Lockyer teaches his students a series of rules that he insists must be committed to memory and must be respected. Ten for cross-examination and ten for direct examination. For example, in a direct examination when dealing with controversial fact, all questions must begin with the words; how, what, where, when, why, who, which, describe, explain, or ‘tell us.’ According to Lockyer, this is to ensure that it is the witness telling the story and not counsel. All questions should be no more than 6 to 8 words and each question pursue one fact only. A proper factual foundation must be prepared for each question.
“In cross-examination, the purpose is to elicit known facts from an adverse witness that will help your case,” explains Lockyer. “To control the witness, an assertion of one fact only is put to the witness with the goal that the witness confirms the fact already known. The assertion must be one fact only and a maximum 6 to 8 words. However, an assertion of two to three words is better and an assertion with one word is better still.”
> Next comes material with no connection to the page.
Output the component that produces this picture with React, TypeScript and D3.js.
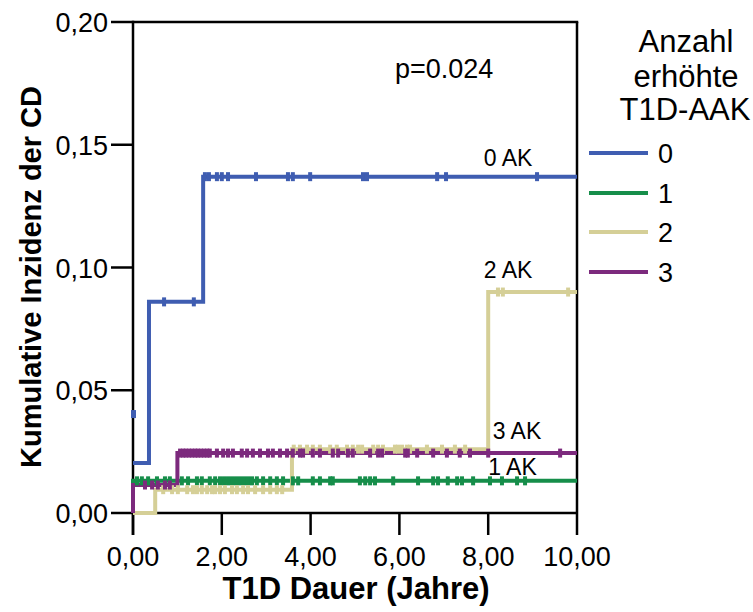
import React from "react";
import * as d3 from "d3";

// Cumulative incidence of CD by number of elevated T1D autoantibodies
const xTicks = [0, 2, 4, 6, 8, 10];
const yTicks = [0, 0.05, 0.1, 0.15, 0.2];
const groups = ["0", "1", "2", "3"];
const groupLabels = ["0 AK", "1 AK", "2 AK", "3 AK"];
const colors = ["#3f5db1", "#168e4a", "#d5cf97", "#7c2a7d"];

// step curves: [time in years, cumulative incidence]
const steps0: [number, number][] = [[0, 0.0204], [0.36, 0.086], [1.58, 0.137], [10, 0.137]];
const steps1: [number, number][] = [[0, 0], [0, 0.0131], [10, 0.0131]];
const steps2: [number, number][] = [[0, 0], [0.5, 0.0095], [3.58, 0.026], [8.0, 0.09], [10, 0.09]];
const steps3: [number, number][] = [[0, 0], [0, 0.0114], [1.0, 0.0244], [10, 0.0244]];

// censored observations (years)
const censor0 = [0.7, 1.37, 1.62, 1.71, 1.89, 2.0, 2.14, 2.77, 3.49, 3.6, 3.99, 5.18, 5.27, 6.85, 7.05, 9.1];
const censor1 = [0.09, 0.2, 0.34, 0.54, 0.72, 0.83, 1.1, 1.24, 1.44, 1.55, 1.73, 1.85, 1.96, 2.05, 2.14, 2.23, 2.32, 2.41, 2.5, 2.59, 2.68, 2.79, 2.93, 3.09, 3.24, 3.38, 3.6, 3.72, 4.05, 4.21, 4.44, 4.5, 5.11, 5.23, 5.34, 5.45, 5.86, 6.42, 6.76, 6.87, 7.09, 7.3, 7.41, 7.66, 8.04, 8.31, 8.65, 8.83];
const censor2 = [0.68, 0.88, 1.01, 1.22, 1.35, 1.44, 1.55, 1.67, 1.78, 1.85, 1.96, 2.07, 2.23, 2.34, 2.48, 2.59, 2.75, 2.93, 3.09, 3.24, 3.36, 3.62, 3.76, 3.92, 4.05, 4.21, 4.44, 4.59, 4.82, 4.95, 5.07, 5.16, 5.41, 5.52, 5.63, 5.9, 5.97, 6.06, 6.17, 6.24, 6.62, 6.96, 7.25, 7.48, 8.22, 8.33, 9.8];
const censor3 = [0.27, 0.43, 0.56, 0.72, 0.83, 1.06, 1.13, 1.19, 1.26, 1.33, 1.4, 1.46, 1.53, 1.6, 1.67, 1.73, 1.89, 2.03, 2.14, 2.25, 2.45, 2.57, 2.7, 2.86, 3.04, 3.15, 3.31, 3.47, 3.6, 3.76, 3.83, 4.05, 4.21, 4.5, 4.62, 4.84, 4.95, 5.34, 5.52, 5.61, 6.13, 6.19, 6.4, 6.76, 7.07, 7.36, 7.59, 8.0, 9.62];

// extra marker for group 0 at time zero
const startMark0: [number, number] = [0, 0.0403];

const pValue = "p=0.024";

const allSteps = [steps0, steps1, steps2, steps3];
const allCensor = [censor0, censor1, censor2, censor3];

const FONT = "'Liberation Sans', Arial, Helvetica, sans-serif";

function valueAt(steps: [number, number][], t: number) {
  let v = steps[0][1];
  for (const [st, sv] of steps) {
    if (st <= t) v = sv;
  }
  return v;
}

export default function App() {
  const W = 753;
  const H = 612;
  const x = d3.scaleLinear().domain([0, 10]).range([133, 577]);
  const y = d3.scaleLinear().domain([0, 0.2]).range([513, 22]);
  const fmt = (v: number) => d3.format(".2f")(v).replace(".", ",");
  const line = d3
    .line<[number, number]>()
    .x((d) => x(d[0]))
    .y((d) => y(d[1]))
    .curve(d3.curveStepAfter);

  const tickLen = 22;
  const axisW = 2.5;

  // label positions near the right end of each curve
  const labelPos: { t: number; v: number; dy: number }[] = [
    { t: 7.9, v: steps0[steps0.length - 1][1], dy: -11 },
    { t: 8.0, v: steps1[steps1.length - 1][1], dy: -6 },
    { t: 7.9, v: steps2[steps2.length - 1][1], dy: -14 },
    { t: 8.1, v: steps3[steps3.length - 1][1], dy: -14 },
  ];

  const legendY = [153, 193, 232, 272];

  return (
    <svg
      width={W}
      height={H}
      style={{ position: "absolute", left: 0, top: 0, background: "#fff" }}
      fontFamily={FONT}
    >
      <rect x={0} y={0} width={W} height={H} fill="#fff" />

      {/* frame and axes */}
      <g stroke="#000" strokeWidth={axisW} fill="none">
        <line x1={x(0)} x2={x(0)} y1={y(0.2) - axisW / 2} y2={y(0) + tickLen} />
        <line x1={x(0)} x2={x(10) + axisW / 2} y1={y(0.2)} y2={y(0.2)} />
        <line x1={x(10)} x2={x(10)} y1={y(0.2)} y2={y(0)} />
        <line x1={x(0)} x2={x(10)} y1={y(0)} y2={y(0)} />
        {yTicks.map((v) => (
          <line key={"yt" + v} x1={x(0) - tickLen} x2={x(0)} y1={y(v)} y2={y(v)} />
        ))}
        {xTicks.map((v) => (
          <line key={"xt" + v} x1={x(v)} x2={x(v)} y1={y(0)} y2={y(0) + tickLen} />
        ))}
      </g>

      {/* curves */}
      {allSteps.map((s, i) => (
        <path key={"c" + i} d={line(s) || ""} fill="none" stroke={colors[i]} strokeWidth={4} />
      ))}
      {allCensor.map((cs, i) =>
        cs.map((t, j) => (
          <rect
            key={"m" + i + "-" + j}
            x={x(t) - 2}
            y={y(valueAt(allSteps[i], t)) - 4.5}
            width={4}
            height={9}
            fill={colors[i]}
          />
        ))
      )}
      <rect x={x(startMark0[0]) - 2} y={y(startMark0[1]) - 4} width={5} height={8} fill={colors[0]} />

      {/* tick labels */}
      {yTicks.map((v) => (
        <text key={"yl" + v} x={x(0) - tickLen - 3} y={y(v) + 10} fontSize={27} textAnchor="end" fill="#000">
          {fmt(v)}
        </text>
      ))}
      {xTicks.map((v) => (
        <text key={"xl" + v} x={x(v)} y={566} fontSize={27} textAnchor="middle" fill="#000">
          {fmt(v)}
        </text>
      ))}

      {/* axis titles */}
      <text x={356} y={599} fontSize={31} fontWeight="bold" textAnchor="middle" fill="#000">
        T1D Dauer (Jahre)
      </text>
      <text
        transform={`translate(41, 277) rotate(-90)`}
        fontSize={29}
        fontWeight="bold"
        textAnchor="middle"
        fill="#000"
      >
        Kumulative Inzidenz der CD
      </text>

      <text x={395} y={78} fontSize={27} fill="#000">
        {pValue}
      </text>

      {/* curve labels */}
      {labelPos.map((p, i) => (
        <text key={"gl" + i} x={x(p.t)} y={y(p.v) + p.dy} fontSize={23} fill="#000">
          {groupLabels[i]}
        </text>
      ))}

      {/* legend */}
      <g fontSize={31} textAnchor="middle" fill="#000">
        <text x={686} y={52}>Anzahl</text>
        <text x={686} y={87}>erhöhte</text>
        <text x={685} y={120}>T1D-AAK</text>
      </g>
      {groups.map((g, i) => (
        <g key={"lg" + g}>
          <line x1={589} x2={648} y1={legendY[i]} y2={legendY[i]} stroke={colors[i]} strokeWidth={4} />
          <text x={658} y={legendY[i] + 10} fontSize={27} fill="#000">
            {g}
          </text>
        </g>
      ))}
    </svg>
  );
}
Using this method, the practical effect is that lawyer, on cross-examination, is testifying on known facts to which the witness has no choice but to accept. This approach is not permitted in direct examination.
“Being a trial lawyer is one of the most interesting things one can possibly imagine. The stakes are just so high. You can't hide from the judge, you can't hide from the jury, and you can't hide from your clients. My job is to teach students the foundation, so they can properly represent their clients, and can take what I’ve given them and develop it further throughout their career.”
Lockyer returned to his alma mater in 2020, travelling from Moncton to Fredericton each week to teach intensive sessions in trial advocacy to the McKelvey Cup team. That year, team UNB Law delivered one of its best performances ever, nearly sweeping the competition with 6 of 8 awards. This past academic year, Lockyer not only assisted with the moot preparations but also taught Trial Practice for 3Ls. As you will read in this issue, this year’s McKelvey Cup team won the competition for the first time in 20 years.
“My time teaching has been just absolutely a thrill, and the crowning piece to that was being invited back to teach at UNB. For me it was like a homecoming. In room 14, where I delivered my course this year, my seat is still there, where I sat for three years listening to Karl Dore, Dick Bird, Baz Stapleton, and George McAllister. I've just enjoyed it immensely.”
Prof. Lockyer will be returning this fall to teach trial practice once again, and to prepare UNB law’s McKelvey Cup team for their title defense.